_EXERCISE REQUIREMENTS_. Copy out each line featuring the string "Reproduce" from the entries beneath.
━━━━━ RECORDS FOR PROCESSING ━━━━━
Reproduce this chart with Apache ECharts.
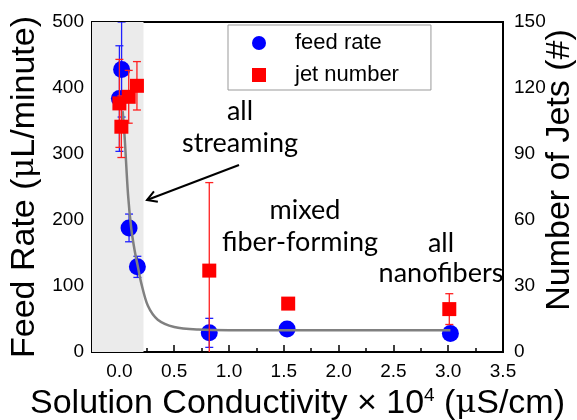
<!DOCTYPE html>
<html><head><meta charset="utf-8">
<script src="https://cdn.jsdelivr.net/npm/echarts@6/dist/echarts.min.js"></script>
<style>html,body{margin:0;padding:0;background:#fff}#c{width:577px;height:420px}</style>
</head><body><div id="c"></div>
<script>
// Feed rate (left axis, µL/minute)
const feedX   = [0.0, 0.02, 0.088, 0.164, 0.82, 1.53, 3.02];
const feedY   = [384, 428, 188, 129, 29, 35, 28];
const feedErr = [80, 72, 21, 16, 22, 3, 3];
// Jet number (right axis, #)
const jetX   = [0.0, 0.018, 0.085, 0.16, 0.82, 1.54, 3.01];
const jetY   = [113, 102.4, 116, 121, 37, 22, 19.5];
const jetErr = [20, 14, 12, 11, 40, 1, 7];
// Fitted decay curve (left axis)
const fitX = [0.03, 0.048, 0.079, 0.109, 0.14, 0.17, 0.20, 0.26, 0.35, 0.50, 0.72, 1.0, 1.5, 3.02];
const fitY = [365, 325, 238, 186, 153, 128, 104, 70, 49, 38, 34, 33, 33, 33];
// Shaded "all streaming" region
const shadeRange = [-0.25, 0.22];
// Axis ranges / ticks
const xRange = [-0.25, 3.5];
const yLeftRange = [0, 500], yLeftStep = 100;
const yRightRange = [0, 150], yRightStep = 30;
const legendNames = ['feed rate', 'jet number'];

const zip3 = (a, b, c) => a.map((v, i) => [v, b[i], c[i]]);
const zip2 = (a, b) => a.map((v, i) => [v, b[i]]);

function errRender(color) {
  return function (params, api) {
    const x = api.value(0), y = api.value(1), e = api.value(2);
    const top = api.coord([x, y + e]);
    const bot = api.coord([x, y - e]);
    const w = 4;
    const st = { stroke: color, lineWidth: 1.3 };
    return {
      type: 'group',
      children: [
        { type: 'line', shape: { x1: top[0], y1: top[1], x2: bot[0], y2: bot[1] }, style: st },
        { type: 'line', shape: { x1: top[0] - w, y1: top[1], x2: top[0] + w, y2: top[1] }, style: st },
        { type: 'line', shape: { x1: bot[0] - w, y1: bot[1], x2: bot[0] + w, y2: bot[1] }, style: st }
      ]
    };
  };
}

const labelFont = { fontFamily: 'Liberation Sans', fontSize: 19, color: '#000' };
const titleFont = { fontFamily: 'Liberation Sans', fontSize: 34, color: '#000' };
const annFont = '27px Lato';

const chart = echarts.init(document.getElementById('c'), null, { renderer: 'canvas' });

// arrow geometry (annotation, pixel space)
const aFrom = [239, 165], aTo = [147, 200];
const dx = aFrom[0] - aTo[0], dy = aFrom[1] - aTo[1];
const L = Math.hypot(dx, dy), ux = dx / L, uy = dy / L;
const hl = 11, c30 = Math.cos(Math.PI / 6), s30 = Math.sin(Math.PI / 6);
const h1 = [aTo[0] + hl * (ux * c30 - uy * s30), aTo[1] + hl * (ux * s30 + uy * c30)];
const h2 = [aTo[0] + hl * (ux * c30 + uy * s30), aTo[1] + hl * (-ux * s30 + uy * c30)];

function txt(t, x, y) {
  return { type: 'text', z: 100, style: { text: t, x: x, y: y, align: 'center', verticalAlign: 'middle', font: annFont, fill: '#000' } };
}

chart.setOption({
  animation: false,
  backgroundColor: '#fff',
  grid: { left: 92, right: 74, top: 22, bottom: 68, outerBoundsMode: 'none', containLabel: false,
          show: true, borderColor: '#000', borderWidth: 2, backgroundColor: 'transparent' },
  legend: {
    data: [{ name: legendNames[0], icon: 'circle' }, { name: legendNames[1], icon: 'rect' }],
    orient: 'vertical', left: 228, top: 25,
    itemWidth: 14, itemHeight: 14, itemGap: 10,
    padding: [7, 32, 4, 24],
    borderColor: '#999', borderWidth: 1,
    textStyle: { fontFamily: 'Liberation Sans', fontSize: 22, lineHeight: 22, color: '#000', padding: [0, 0, 0, 24] }
  },
  xAxis: [{
    type: 'value', min: xRange[0], max: xRange[1], interval: 0.25,
    axisLine: { show: true, onZero: false, lineStyle: { color: '#000', width: 2 } },
    axisTick: { show: true, inside: true, length: 4, lineStyle: { color: '#000', width: 1.5 } },
    splitLine: { show: false },
    axisLabel: Object.assign({ margin: 10, formatter: function (v) {
      const r = Math.round(v * 100) / 100;
      if (r < 0) return '';
      if (Math.abs(r * 2 - Math.round(r * 2)) > 1e-6) return '';
      return r.toFixed(1);
    } }, labelFont),
    name: 'Solution Conductivity × 10{sup|4} ({mu|μ}S/cm)',
    nameLocation: 'middle', nameGap: 28,
    nameTextStyle: Object.assign({}, titleFont, {
      rich: {
        sup: { fontFamily: 'Liberation Sans', fontSize: 19, color: '#000', padding: [0, 0, 16, 0] },
        mu: { fontFamily: 'DejaVu Serif', fontSize: 32, color: '#000' }
      }
    })
  }, {
    type: 'value', min: xRange[0], max: xRange[1], splitNumber: 7, position: 'bottom',
    axisLine: { show: false },
    axisTick: { show: true, inside: true, length: 7, lineStyle: { color: '#000', width: 1.5 } },
    axisLabel: { show: false }, splitLine: { show: false }
  }],
  yAxis: [{
    type: 'value', min: yLeftRange[0], max: yLeftRange[1], interval: yLeftStep, position: 'left',
    axisLine: { show: true, lineStyle: { color: '#000', width: 2 } },
    axisTick: { show: true, inside: true, length: 7, lineStyle: { color: '#000', width: 1.5 } },
    minorTick: { show: true, splitNumber: 2, length: 4, lineStyle: { color: '#000', width: 1.5 } },
    splitLine: { show: false },
    axisLabel: Object.assign({ margin: 8 }, labelFont),
    name: 'Feed Rate ({mu|μ}L/minute)', nameLocation: 'middle', nameGap: 48,
    nameTextStyle: Object.assign({}, titleFont, { rich: { mu: { fontFamily: 'DejaVu Serif', fontSize: 32, color: '#000' } } })
  }, {
    type: 'value', min: yRightRange[0], max: yRightRange[1], interval: yRightStep, position: 'right',
    axisLine: { show: true, lineStyle: { color: '#000', width: 2 } },
    axisTick: { show: true, inside: true, length: 7, lineStyle: { color: '#000', width: 1.5 } },
    minorTick: { show: true, splitNumber: 2, length: 4, lineStyle: { color: '#000', width: 1.5 } },
    splitLine: { show: false },
    axisLabel: Object.assign({ margin: 11 }, labelFont)
  }],
  series: [
    {
      name: 'feed rate err', type: 'custom', xAxisIndex: 0, yAxisIndex: 0, z: 2, clip: true,
      renderItem: errRender('#2020ff'), data: zip3(feedX, feedY, feedErr),
      encode: { x: 0, y: [1, 2] }, silent: true
    },
    {
      name: legendNames[0], type: 'scatter', xAxisIndex: 0, yAxisIndex: 0, z: 3,
      symbol: 'circle', symbolSize: 17, itemStyle: { color: '#0000ff', opacity: 1 },
      data: zip2(feedX, feedY)
    },
    {
      name: 'fit', type: 'line', xAxisIndex: 0, yAxisIndex: 0, z: 4,
      showSymbol: false, smooth: 0.3, lineStyle: { color: '#808080', width: 2.5 },
      data: zip2(fitX, fitY),
      markArea: { silent: true, itemStyle: { color: '#ebebeb' }, data: [[{ xAxis: shadeRange[0] }, { xAxis: shadeRange[1] }]] }
    },
    {
      name: 'jet number err', type: 'custom', xAxisIndex: 0, yAxisIndex: 1, z: 5, clip: true,
      renderItem: errRender('#ff2020'), data: zip3(jetX, jetY, jetErr),
      encode: { x: 0, y: [1, 2] }, silent: true
    },
    {
      name: legendNames[1], type: 'scatter', xAxisIndex: 0, yAxisIndex: 1, z: 6,
      symbol: 'rect', symbolSize: 14, itemStyle: { color: '#ff0000', opacity: 1 },
      data: zip2(jetX, jetY)
    }
  ],
  graphic: [
    txt('all', 240, 111), txt('streaming', 240, 143),
    txt('mixed', 305, 210), txt('fiber-forming', 300, 242),
    txt('all', 441, 243), txt('nanofibers', 441, 273),
    { type: 'text', z: 100, x: 560, y: 170, rotation: Math.PI / 2,
      style: { text: 'Number of Jets (#)', x: 0, y: 0, align: 'center', verticalAlign: 'middle', font: '34px "Liberation Sans"', fill: '#000' } },
    { type: 'line', z: 100, shape: { x1: aFrom[0], y1: aFrom[1], x2: aTo[0], y2: aTo[1] }, style: { stroke: '#000', lineWidth: 2 } },
    { type: 'polyline', z: 100, shape: { points: [h1, aTo, h2] }, style: { stroke: '#000', lineWidth: 2, fill: null } }
  ]
});
</script></body></html>
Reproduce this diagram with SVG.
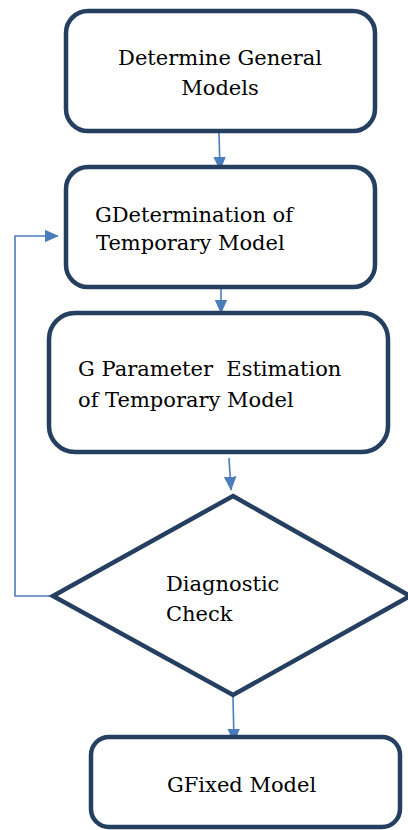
<svg xmlns="http://www.w3.org/2000/svg" width="408" height="830" viewBox="0 0 408 830">
<style>
.n{fill:#fff;stroke:#243f60;stroke-width:4.5}
.c{fill:none;stroke:#4a7ebb;stroke-width:1.6}
.t{font-family:'DejaVu Serif',serif;font-size:21px;fill:#000}
</style>
<defs>
<marker id="ah" viewBox="0 0 10 10" refX="9.5" refY="5" markerWidth="14" markerHeight="14" markerUnits="userSpaceOnUse" orient="auto">
<path d="M0,0.5 L10,5 L0,9.5 z" fill="#4a7ebb"/>
</marker>
</defs>
<g id="connectors">
<line class="c" x1="219" y1="133" x2="220" y2="170" marker-end="url(#ah)"/>
<line class="c" x1="221" y1="289" x2="221" y2="313" marker-end="url(#ah)"/>
<line class="c" x1="229" y1="458" x2="231" y2="490" marker-end="url(#ah)"/>
<line class="c" x1="233" y1="697" x2="234" y2="742" marker-end="url(#ah)"/>
<polyline class="c" points="52,596 15,596 15,236 58,236" marker-end="url(#ah)"/>
</g>
<g id="n1">
<rect class="n" x="66" y="11" width="309" height="120" rx="22"/>
<text class="t" x="220" y="65" text-anchor="middle">Determine General</text>
<text class="t" x="220" y="95" text-anchor="middle">Models</text>
</g>
<g id="n2">
<rect class="n" x="66" y="167" width="309" height="120" rx="22"/>
<text class="t" x="95" y="222">GDetermination of</text>
<text class="t" x="96" y="250">Temporary Model</text>
</g>
<g id="n3">
<rect class="n" x="49" y="313" width="339" height="139" rx="26"/>
<text class="t" x="78" y="376" xml:space="preserve">G Parameter  Estimation</text>
<text class="t" x="78" y="407">of Temporary Model</text>
</g>
<g id="n4">
<polygon class="n" points="233,496 410,596 233,695 53,596"/>
<text class="t" x="166" y="591">Diagnostic</text>
<text class="t" x="166" y="621">Check</text>
</g>
<g id="n5">
<rect class="n" x="91" y="737" width="309" height="90" rx="18"/>
<text class="t" x="167" y="792">GFixed Model</text>
</g>
</svg>
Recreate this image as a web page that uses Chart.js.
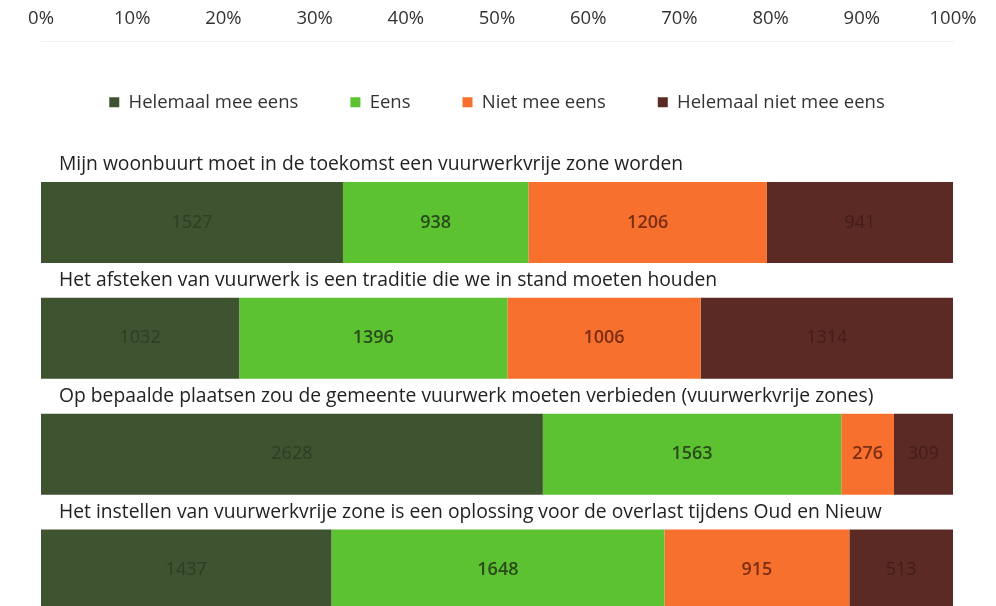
━━━━━
_RESULT OF THE EXERCISE_.
Reproduce this chart with Apache ECharts.
Reproduce this diagram with SVG.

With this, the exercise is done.